Having travelled over 700 million kilometres, the Mars Atmosphere and Volatile Evolution is getting ready to enter orbit around Mars. Hopefully, it will gather enough information to give scientists a better understanding of the planet’s atmosphere and how its climate and structure has changed over time.
It’ll take a little bit of manoeuvring for the craft to enter orbit, according to an update from NASA posted earlier this month. MAVEN will have to burn its six thrusters and use half its fuel for over 30 minutes just to slow down, after which it should find itself in orbit 380km above Mars.
However, NASA won’t know if everything worked as planned until the craft has repositioned its antenna to contact Earth. It’s at that point MAVEN’s mission will be able to start:
The team will perform six maneuvers to move the spacecraft from its insertion orbit into the four-and-a-half-hour orbit that will be used to gather science data.
This science orbit will be elliptical, with the spacecraft flying about 90 miles (approximately 150 kilometers) above the surface at periapsis, or closest point, in the orbit to “sniff” the upper atmosphere.
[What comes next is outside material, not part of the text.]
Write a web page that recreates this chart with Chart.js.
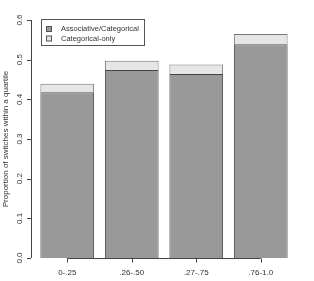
<!DOCTYPE html>
<html>
<head>
<meta charset="utf-8">
<script src="https://cdn.jsdelivr.net/npm/chart.js@4"></script>
<style>
  html, body { margin: 0; padding: 0; background: #fff; }
  canvas { display: block; }
</style>
</head>
<body>
<canvas id="chart" width="314" height="281"></canvas>
<script>
// data
const categories = ['0-.25', '.26-.50', '.27-.75', '.76-1.0'];
const assocCategorical = [0.418, 0.474, 0.464, 0.539];
const categoricalOnly = [0.021, 0.023, 0.024, 0.026];
const yTickValues = [0, 0.1, 0.2, 0.3, 0.4, 0.5, 0.6];
const yTickLabels = ['0.0', '0.1', '0.2', '0.3', '0.4', '0.5', '0.6'];
const seriesNames = ['Associative/Categorical', 'Categorical-only'];

const FONT = '8px "Liberation Sans", Arial, sans-serif';
const LEGEND_FONT = '7.5px "Liberation Sans", Arial, sans-serif';
const TEXT = '#333';

// R-style axes + legend drawn by hand
const rAxes = {
  id: 'rAxes',
  afterDraw(chart) {
    const ctx = chart.ctx;
    const xs = chart.scales.x;
    const ys = chart.scales.y;
    const axX = chart.chartArea.left - 4;
    ctx.save();
    ctx.strokeStyle = '#444';
    ctx.lineWidth = 1;
    ctx.fillStyle = TEXT;
    ctx.font = FONT;

    // y axis
    const y0 = ys.getPixelForValue(yTickValues[0]);
    const y1 = ys.getPixelForValue(yTickValues[yTickValues.length - 1]);
    ctx.beginPath();
    ctx.moveTo(axX + 0.5, y0);
    ctx.lineTo(axX + 0.5, y1);
    yTickValues.forEach(v => {
      const py = Math.round(ys.getPixelForValue(v)) + 0.5;
      ctx.moveTo(axX, py);
      ctx.lineTo(axX - 4, py);
    });
    ctx.stroke();
    ctx.textAlign = 'center';
    ctx.textBaseline = 'middle';
    yTickValues.forEach((v, i) => {
      ctx.save();
      ctx.translate(20, ys.getPixelForValue(v));
      ctx.rotate(-Math.PI / 2);
      ctx.fillText(yTickLabels[i], 0, 0);
      ctx.restore();
    });
    ctx.save();
    ctx.translate(6, (y0 + y1) / 2);
    ctx.rotate(-Math.PI / 2);
    ctx.fillText('Proportion of switches within a quartile', 0, 0);
    ctx.restore();

    // x axis
    const bx = Math.round(ys.getPixelForValue(0)) + 0.5;
    ctx.beginPath();
    ctx.moveTo(xs.getPixelForValue(0), bx);
    ctx.lineTo(xs.getPixelForValue(categories.length - 1), bx);
    categories.forEach((c, i) => {
      const px = Math.round(xs.getPixelForValue(i)) + 0.5;
      ctx.moveTo(px, bx);
      ctx.lineTo(px, bx + 4);
    });
    ctx.stroke();
    categories.forEach((c, i) => {
      ctx.fillText(c, xs.getPixelForValue(i), 273);
    });

    // legend
    ctx.font = LEGEND_FONT;
    ctx.strokeStyle = '#555';
    ctx.strokeRect(41.5, 19.5, 103, 26);
    const fills = ['#999999', '#e6e6e6'];
    ctx.textAlign = 'left';
    seriesNames.forEach((name, i) => {
      const ly = 29 + i * 9.5;
      ctx.fillStyle = fills[i];
      ctx.fillRect(46, ly - 2.5, 5, 5);
      ctx.strokeStyle = '#555';
      ctx.strokeRect(46.5, ly - 2.5, 5, 5);
      ctx.fillStyle = TEXT;
      ctx.fillText(name, 61, ly);
    });
    ctx.restore();
  }
};

new Chart(document.getElementById('chart'), {
  type: 'bar',
  data: {
    labels: categories,
    datasets: [{
      label: seriesNames[0],
      data: assocCategorical,
      backgroundColor: '#999999',
      borderColor: '#444',
      borderWidth: 1,
      borderSkipped: 'start'
    }, {
      label: seriesNames[1],
      data: categoricalOnly,
      backgroundColor: '#e6e6e6',
      borderColor: '#777',
      borderWidth: 1,
      borderSkipped: 'start'
    }]
  },
  options: {
    responsive: false,
    animation: false,
    layout: { padding: { left: 35, right: 21, top: 20, bottom: 23 } },
    datasets: { bar: { barPercentage: 0.833, categoryPercentage: 1 } },
    scales: {
      x: { stacked: true, display: false },
      y: { stacked: true, display: false, min: 0, max: 0.6 }
    },
    plugins: {
      legend: { display: false },
      tooltip: { enabled: false }
    }
  },
  plugins: [rAxes]
});
</script>
</body>
</html>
At apoapsis, the farthest point from the surface, MAVEN will pull back 3,900 miles (roughly 6,300 kilometers) to observe the entire atmosphere.
With each pass, MAVEN will make measurements of the composition, structure and escape of atmospheric gases.
The video above explains the preparations NASA went through just to get MAVEN travelling in the right direction — much like Dave Lister, NASA plays pool with planets (well, planets, rockets and spacecraft).